Beware the Grapple
November 20, 2007Posted by andrew |
As one of the few people at my place of work with small children, I'm usually at the forefront of bizarre chid-related trends, especially odd child-targeted food items. Today, I was scooped by a childless co-worker who told me of the existence of the Grapple®, a thing of which I had until now been blissfully unaware. Apparently her well-meaning but ultimately misguided husband brought home a box last night, and both pronounced them inedible. What is a Grapple®, you ask (assuming you don't already know)? Apparently it's pronounced not "grapple" as in "grappling hook," but "gray-ple," as in unholy amalgam of grape and apple. Yes, it's an unassuming Washington Fuji apple injected, infused, and otherwise tainted with 100% natural Concord grape flavor.

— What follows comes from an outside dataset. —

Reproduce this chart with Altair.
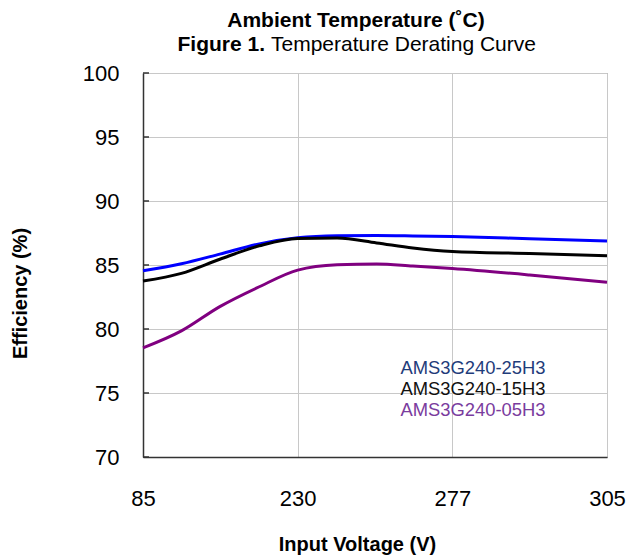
import altair as alt
import pandas as pd

# ---- data ----
VOLTAGE = [85, 121, 157, 194, 230, 242, 254, 265, 277, 291, 305]
EFF_25H3 = [84.55, 85.1, 85.85, 86.65, 87.12, 87.28, 87.3, 87.27, 87.22, 87.05, 86.87]
EFF_15H3 = [83.75, 84.35, 85.45, 86.5, 87.08, 87.1, 86.72, 86.33, 86.06, 85.9, 85.72]
EFF_05H3 = [78.52, 79.85, 81.75, 83.3, 84.6, 85.02, 85.08, 84.92, 84.72, 84.22, 83.65]
SERIES = ["AMS3G240-25H3", "AMS3G240-15H3", "AMS3G240-05H3"]
LINE_COLORS = ["#0000ff", "#000000", "#800080"]
LABEL_COLORS = ["#1f3c7a", "#111111", "#7a3c9e"]
X_TICKS = [85, 230, 277, 305]
Y_TICKS = [70, 75, 80, 85, 90, 95, 100]
TITLE_1 = "Ambient Temperature (˚C)"
TITLE_2_BOLD = "Figure 1."
TITLE_2_REST = "Temperature Derating Curve"
X_TITLE = "Input Voltage (V)"
Y_TITLE = "Efficiency (%)"

rows = []
for name, vals in zip(SERIES, [EFF_25H3, EFF_15H3, EFF_05H3]):
    for v, e in zip(VOLTAGE, vals):
        rows.append({"series": name, "voltage": v, "eff": e})
df = pd.DataFrame(rows)

a, b, c, d = X_TICKS
pos_expr = (
    f"datum.voltage <= {b} ? (datum.voltage - {a}) / {b - a} : "
    f"datum.voltage <= {c} ? 1 + (datum.voltage - {b}) / {c - b} : "
    f"2 + (datum.voltage - {c}) / {d - c}"
)
label_expr = "[" + ",".join(f"'{t}'" for t in X_TICKS) + "][datum.value]"
label_color_expr = (
    f"datum.label == '{SERIES[0]}' ? '{LABEL_COLORS[0]}' : "
    f"datum.label == '{SERIES[1]}' ? '{LABEL_COLORS[1]}' : '{LABEL_COLORS[2]}'"
)

FONT = "Liberation Sans, Arial, sans-serif"

lines = (
    alt.Chart(df)
    .transform_calculate(pos=pos_expr)
    .mark_line(strokeWidth=3, interpolate="monotone")
    .encode(
        x=alt.X(
            "pos:Q",
            scale=alt.Scale(domain=[0, 3], nice=False, zero=False),
            axis=alt.Axis(
                values=[0, 1, 2, 3],
                labelExpr=label_expr,
                labelFlush=False,
                title=X_TITLE,
                titleX=214,
                titleY=87,
                titleAlign="center",
                titleBaseline="middle",
                labelPadding=31,
            ),
        ),
        y=alt.Y(
            "eff:Q",
            scale=alt.Scale(domain=[70, 100], nice=False, zero=False),
            axis=alt.Axis(
                values=Y_TICKS,
                title=Y_TITLE,
                titleX=-123,
                titleY=220,
                titleAngle=270,
                titleAlign="center",
                titleBaseline="middle",
                labelPadding=24,
            ),
        ),
        color=alt.Color(
            "series:N",
            scale=alt.Scale(domain=SERIES, range=LINE_COLORS),
            legend=alt.Legend(
                orient="none",
                legendX=239,
                legendY=286,
                title=None,
                symbolOpacity=0,
                symbolSize=0,
                symbolStrokeWidth=0,
                labelOffset=0,
                labelFont=FONT,
                labelFontSize=18.4,
                labelColor={"expr": label_color_expr},
                labelLimit=300,
                rowPadding=2,
                padding=0,
            ),
        ),
    )
)

inner_ticks = (
    alt.Chart(pd.DataFrame({"tick": Y_TICKS}))
    .mark_rule(color="#333333", strokeWidth=1.5)
    .encode(y="tick:Q", x=alt.value(0), x2=alt.value(6))
)

t1 = (
    alt.Chart(pd.DataFrame({"t": [TITLE_1]}))
    .mark_text(font=FONT, fontSize=21, fontWeight="bold", align="center", baseline="middle", color="#000")
    .encode(text="t:N", x=alt.value(213), y=alt.value(-52))
)
t2a = (
    alt.Chart(pd.DataFrame({"t": [TITLE_2_BOLD]}))
    .mark_text(font=FONT, fontSize=21, fontWeight="bold", align="right", baseline="middle", color="#000")
    .encode(text="t:N", x=alt.value(122), y=alt.value(-28))
)
t2b = (
    alt.Chart(pd.DataFrame({"t": [TITLE_2_REST]}))
    .mark_text(font=FONT, fontSize=21, align="left", baseline="middle", color="#000")
    .encode(text="t:N", x=alt.value(128), y=alt.value(-28))
)

chart = (
    alt.layer(inner_ticks, lines, t1, t2a, t2b)
    .properties(
        width=464,
        height=384,
        autosize=alt.AutoSizeParams(type="none"),
        padding={"left": 135, "top": 65, "right": 19, "bottom": 100},
        background="white",
    )
    .configure_view(stroke="#8a8a8a", strokeWidth=1)
    .configure_axis(
        grid=True,
        gridColor="#c8c8c8",
        gridWidth=1,
        domainColor="#333333",
        domainWidth=1.5,
        ticks=False,
        labelFont=FONT,
        labelFontSize=22,
        labelColor="#000",
        titleFont=FONT,
        titleFontSize=20,
        titleFontWeight="bold",
        titleColor="#000",
    )
)

chart.save("out.html", embed_options={"renderer": "svg", "actions": False})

The company that produces these things has a website: www.grapplefruits.com.
So my question is: Why? Why would an apple that tastes like a grape be any more palatable? Personally, I can think of many other kinds of fruit that would benefit by tasting like another fruit. How about tomatoes that taste like bananas? Or plums that taste like kiwi fruit? The possibilities are endless. How about apples that taste like cheese? Now that's promising.
The Grapple® website says: "With childhood obesity increasing at alarming rates, Grapple® brand apples could go a long way to improving the eating habits of children and introducing them to more produce." Huh? Why not just offer your kids apples and grapes? I suppose they could, but is flavoring one fruit like another really going to accomplish much?
Now in all fairness, I haven't actually tasted a Grapple® for myself yet. Perhaps the flavor of one is akin to angels dancing on your tastebuds... you never know.